Persona: Talia Rivers

Age: 18 • Pronouns: she/her • Hometown: Santa Fe, New Mexico • Certainty about future: 35% (leaning toward environmental design or illustration, but still exploring).

Background: Grew up between dusty trailheads and small art markets. One parent restores old adobe houses; the other works seasonally outdoors. Comfortable packing light, better at sketching than spreadsheets.

Interests: Urban sketching, trail running, cooking simple vegetarian meals, languages, and maps.

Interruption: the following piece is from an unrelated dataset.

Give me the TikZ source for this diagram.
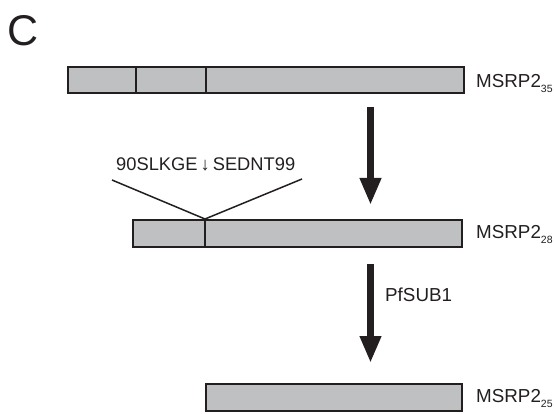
\documentclass[tikz,border=0pt]{standalone}
\usepackage{fontspec}
\setmainfont{Liberation Sans}
\usetikzlibrary{arrows.meta}
\definecolor{bargray}{RGB}{191,192,194}
\definecolor{ink}{RGB}{35,31,32}
\tikzset{
  bar/.style={draw=ink, fill=bargray, line width=2pt, inner sep=0pt, rectangle},
  divider/.style={draw=ink, line width=2pt},
  bigarrow/.style={draw=ink, line width=7pt, -{Triangle[width=20pt,length=27pt]}},
  vline/.style={draw=ink, line width=1.5pt},
  lbl/.style={inner sep=0pt, anchor=base west, font=\fontsize{18.8}{21}\selectfont, text=ink},
}
\newcommand{\subs}[1]{{\fontsize{10.5}{10.5}\selectfont\raisebox{-5pt}{#1}}}
\begin{document}
\begin{tikzpicture}[x=1pt,y=-1pt]
\useasboundingbox (0,0) rectangle (554,414);
% panel letter
\node[inner sep=0pt, anchor=base west, font=\fontsize{43}{45}\selectfont, text=ink] (panel) at (7,46) {C};
% bar 1
\node[bar, minimum width=396pt, minimum height=26pt] (b1) at (266,80) {};
\draw[divider] (b1.north west -| 136,0) -- (b1.south west -| 136,0);
\draw[divider] (b1.north west -| 206,0) -- (b1.south west -| 206,0);
\node[lbl] (l1) at (476,88) {MSRP2\subs{35}};
% bar 2
\node[bar, minimum width=329pt, minimum height=27pt] (b2) at (297.5,233.5) {};
\coordinate (cut) at (b2.north west -| 205,0);
\draw[divider] (cut) -- (b2.south west -| 205,0);
\node[lbl] (l2) at (476,238.5) {MSRP2\subs{28}};
% bar 3
\node[bar, minimum width=256pt, minimum height=27pt] (b3) at (334,397.5) {};
\node[lbl] (l3) at (476,402.5) {MSRP2\subs{25}};
% cleavage site
\node[lbl, font=\fontsize{18.3}{21}\selectfont] (site) at (116,171) {90SLKGE\,↓\,SEDNT99};
\coordinate (vl) at (112,180);
\coordinate (vr) at (302,179);
\draw[vline] (vl) -- (cut) -- (vr);
% arrows
\coordinate (a1s) at (370.5,107);
\coordinate (a1e) at (370.5,205);
\draw[bigarrow] (a1s) -- (a1e);
\coordinate (a2s) at (370.5,264);
\coordinate (a2e) at (370.5,363);
\draw[bigarrow] (a2s) -- (a2e);
\node[lbl] (enz) at (385,301) {PfSUB1};
\end{tikzpicture}
\end{document}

Personal learning goals this year:

  • Hold a part-time job that starts at dawn to build discipline.
  • Reach conversational Spanish and basic Portuguese.
  • Keep a weekly budget and track every expense.
  • Fill a travel sketchbook with at least 50 on-location drawings.
  • Lead at least 10 language conversation sessions as a way to practice teaching.
  • Green-Chile Sunrises to Atlantic Sunsets: My Gap Year

    I'm Talia, a woman who packs way too many pens. I decided to take a gap year because my brain felt like a crowded sketchbook—lots of lines, not enough clarity. I knew I liked spaces and how people move through them, but I wasn't sure if that meant design, planning, or something I haven't named yet.

    I started at home in Santa Fe with a simple plan: work mornings, save hard, then travel with intention. I split money into three envelopes—needs, travel, and a tiny cushion. Not fancy, but it kept me honest. I also promised myself I'd say yes to early mornings, because nothing tests motivation like an alarm before sunrise.

    My first stop wasn't far: Hatch, New Mexico. I worked as a farmhand during the chile harvest. Mornings began in the blue hour, when the fields were quiet and the air smelled like earth. I learned to fix drip lines, bundle crates, and drink more water than I thought was possible. My Spanish came out in little bursts—greetings, jokes, and the practical words you actually need when you drop a crate and it explodes into a hundred rolling peppers. The work was repetitive in the best way, and it gave me a rhythm to plan the next leg.

    In winter, I flew south to Oaxaca City, Mexico. I rented a small room with a window that faced a terracotta rooftop and the occasional stray cat. Most mornings I took community-run language lessons; in the afternoons, I helped with an English conversation hour at a local library once a week. It wasn't glamorous, but I watched shy speakers light up when they found the right words, and that felt important. I tracked expenses daily—transport, rent, groceries—and I learned to cook on a tiny stove without setting off the alarm, which counts as life experience.

    Spring took me to Setúbal, Portugal, a bright port city where gulls narrate the day. I worked part-time at a small guesthouse near the harbor—check-ins, breakfast setup, laundry that seemed to multiply like sea foam. On days off, I took the bus to Sesimbra to sketch the cliffs from the promenade, trying to catch the way light slides off the water. Portuguese didn't come easily, but numbers and courtesies arrived first, and that opened doors. I learned how different a town feels when you stand behind the front desk instead of just passing through.

    By summer I was back in the Southwest, this time in Flagstaff, Arizona, helping a local parks crew. We rerouted a muddy section of trail, replaced a few wobbly posts, and spent a week brushing overgrowth until my arms felt like cooked noodles. I liked the problem-solving—angle this drainage here, set that step higher—and how small decisions changed how people moved through a place. On the side, I finished my travel sketchbook with drawings of switchbacks, bus stops, and early morning markets. They look wobbly and alive, which is exactly how the year felt.

    What I learned surprised me. Early mornings didn't break me. Budgets are less scary when you write everything down. I'm better at talking to strangers than I thought, especially when we're both clumsy in each other's languages. And I want to build spaces that make people feel welcome—sometimes that's a trail, sometimes it's a tiny lobby with a bowl of fruit and a map with hand-drawn arrows.

    Notes I'd share with anyone considering a gap year

  • Pick two or three clear goals and let everything else be a bonus.
  • Keep a daily expense log, even if it's just bus, food, bed.
  • Choose roles that teach you a habit you want—early mornings, talking to customers, or working with your hands.
  • If you travel, read entry rules early, scan local transit maps, and learn five polite phrases before you land.
  • Leave your schedule loose enough to follow good opportunities.
  • I'm still only 35% sure about my path, but it's a sharper 35% now. I'm headed to college with a full sketchbook, stronger legs, and a better sense of what kind of work leaves me happily tired. If the year taught me anything, it's that you don't need every answer to start moving—you just need one good step before sunrise.